After OpenBSD 3.4 is released, the bpf extensions was ready, so pflogd was privilege separated. The privileged parent handled the bpf descriptor stuff and opening/positioning of log files, while the child running chrooted under _pflogd user is used for logging.

Later, (January 2004) it was noticed that the pflogd files may become corrupted if the partition gets full, or after an unclean shutdown. In this case some or all of the appended logs would become unreadable. pflogd now scans the complete log file, and detects corruption, and gives the "Move away" warning, refusing to append until the log is moved or rotated away.

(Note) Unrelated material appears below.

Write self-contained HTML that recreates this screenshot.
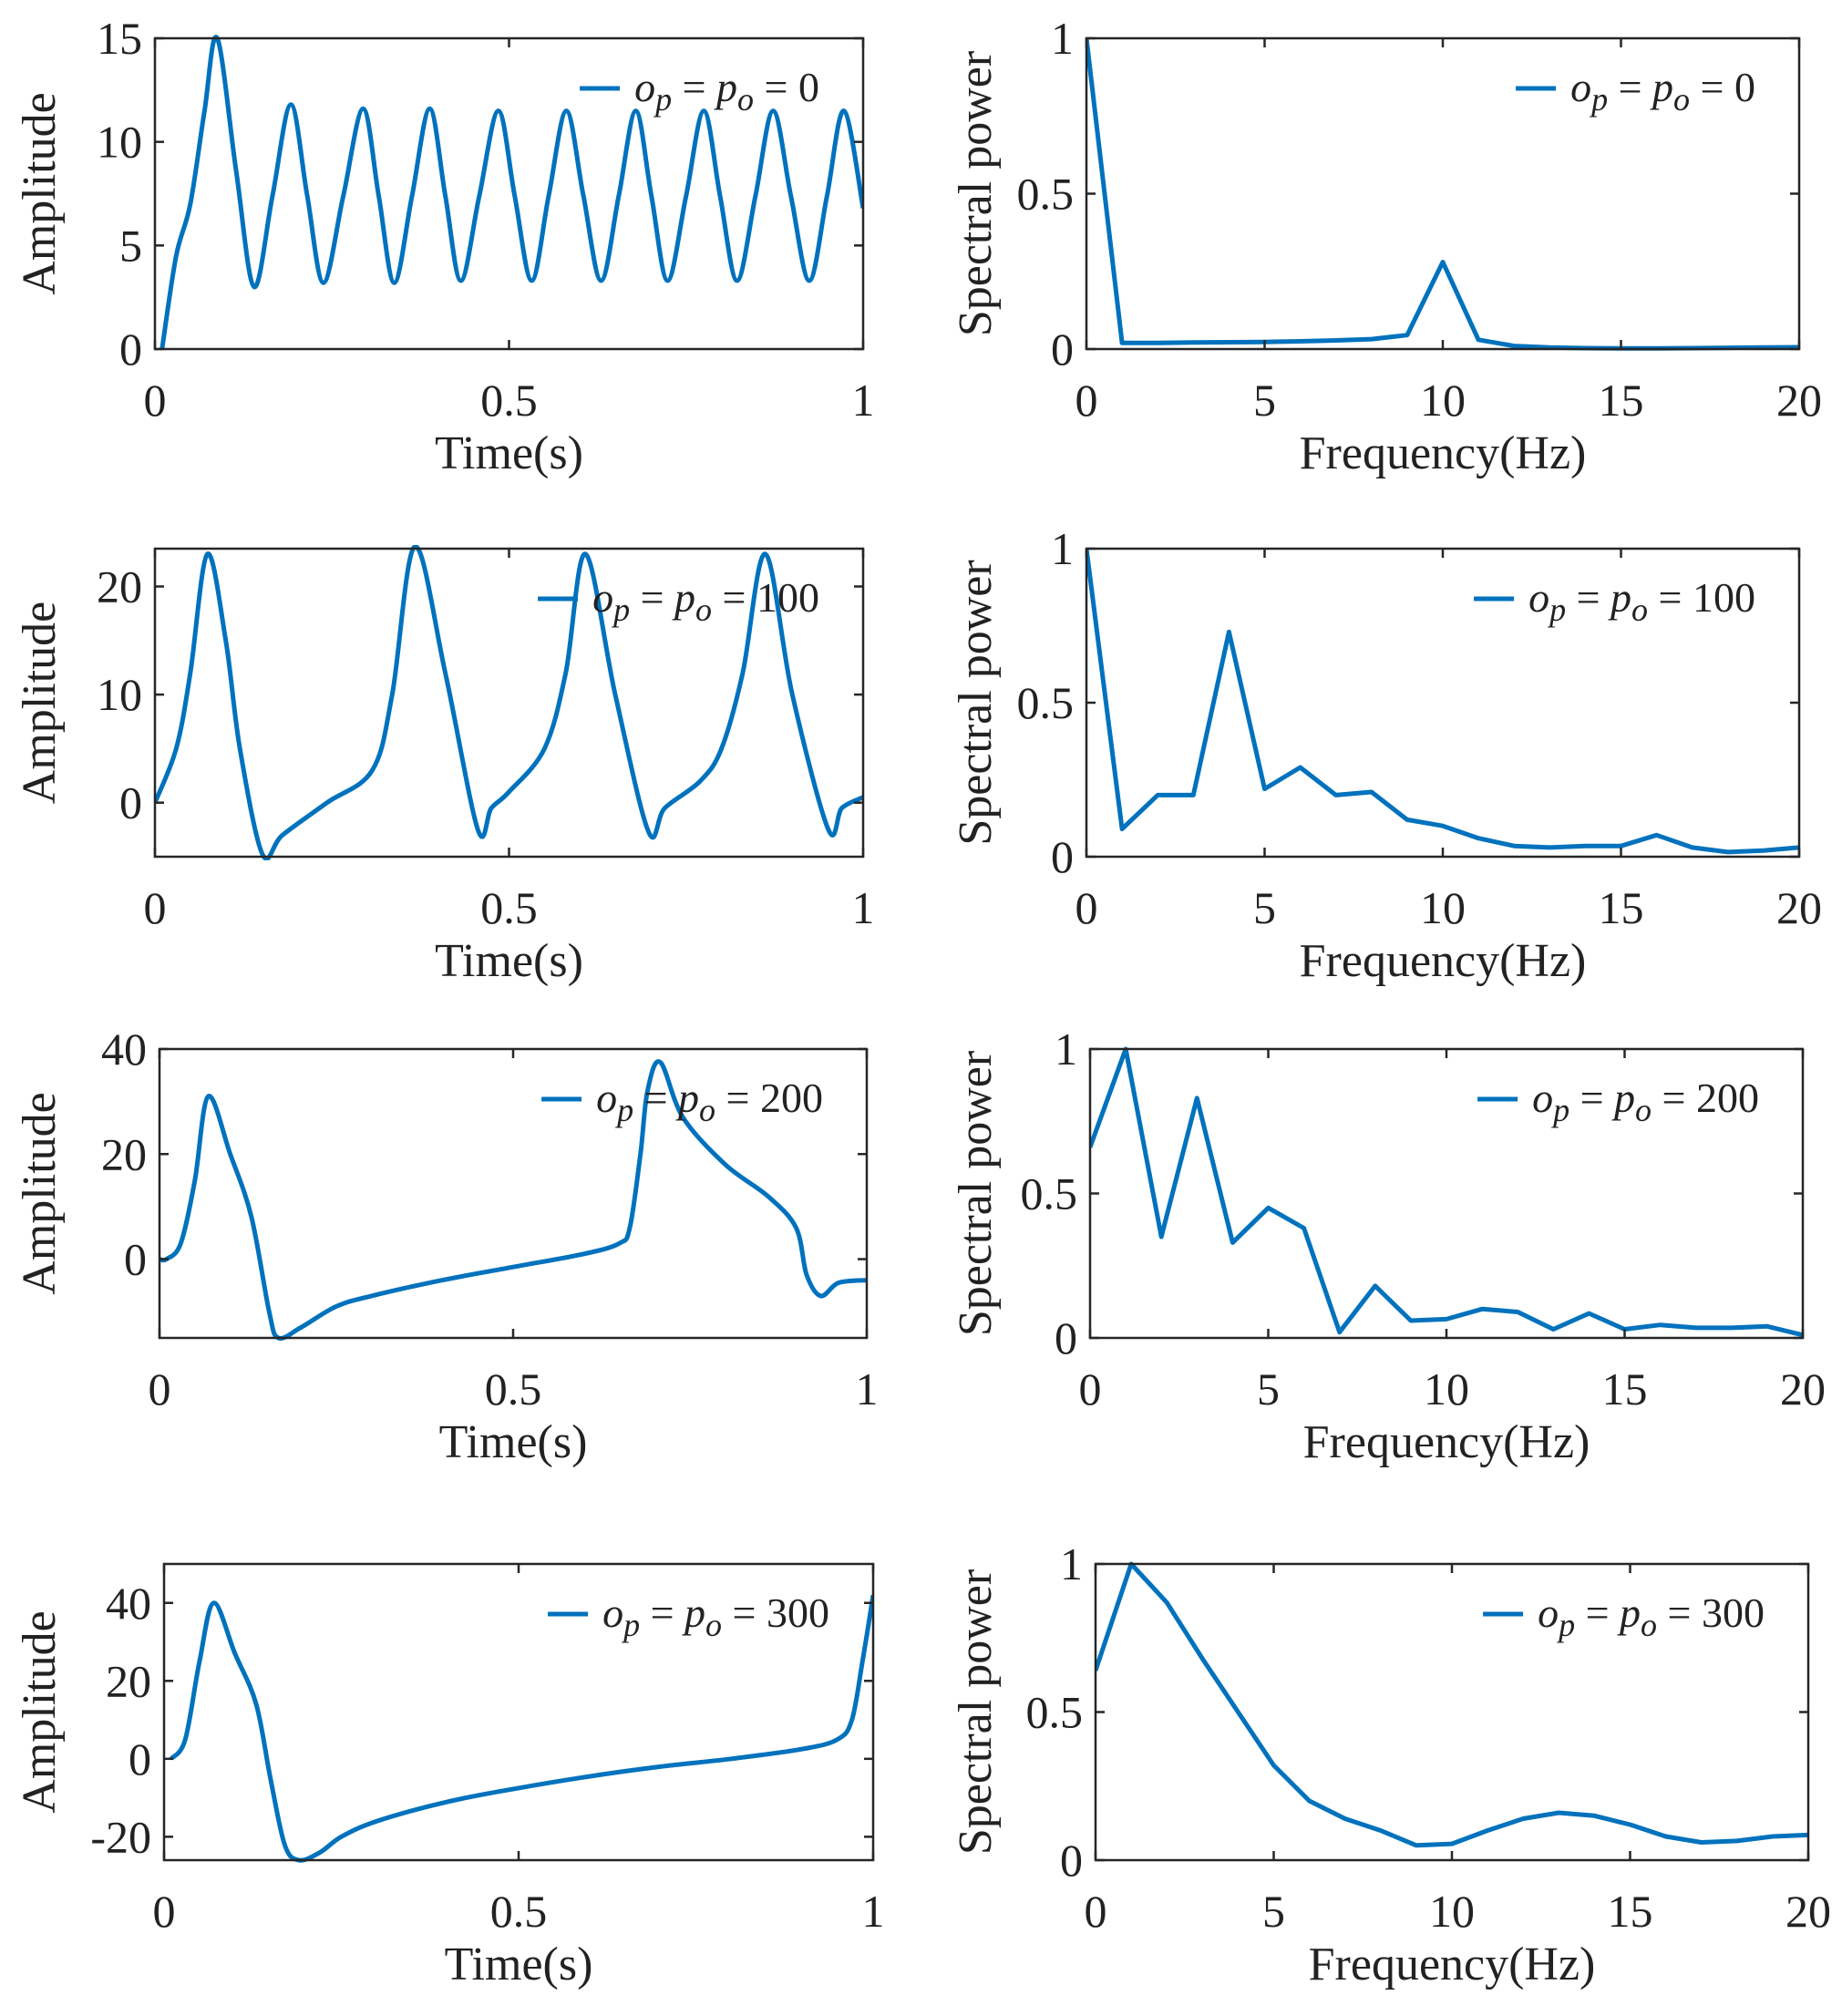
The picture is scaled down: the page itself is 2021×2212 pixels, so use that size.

Future: I have a (half forgotten) diff that handles the infamous "move away" part by renaming the existing log if a problem is detected. I have also not yet abandoned my plans for having ASCII pflogs. tcpdump is safe, and more powerful than anything I could put into pflogd, but lacks the rotation functionality.

Federico: Can, could you provide a short history of the PF logs format?

CEA: The pf logs contain a header and the logged packet itself. In the initial version, the header length was fixed, and very simple. It contained "interface, direction, action, a rule number" and a sub reason (why passed or dropped). This old format contained an unofficial link type (an identifier that determines the interface type and header format) and having a fixed length with no empty fields, it was not extendable.

After 3.3, we have improved the format to contain anchor and ruleset names and a header length field which will allow the format to be extended later as required. We have also changed the link type to the official id obtained from the libpcap/tcpdump maintainers.

Federico: The PF log format has changed over time. Do other operating systems or common software such as ethereal and the standard tcpdump support this format?

CEA: I have contributed patches to ethereal, and snort also supports the format. The standard tcpdump includes support to the new format since tcpdump_3_8rel2 (although they dropped backward compatibility to the old format).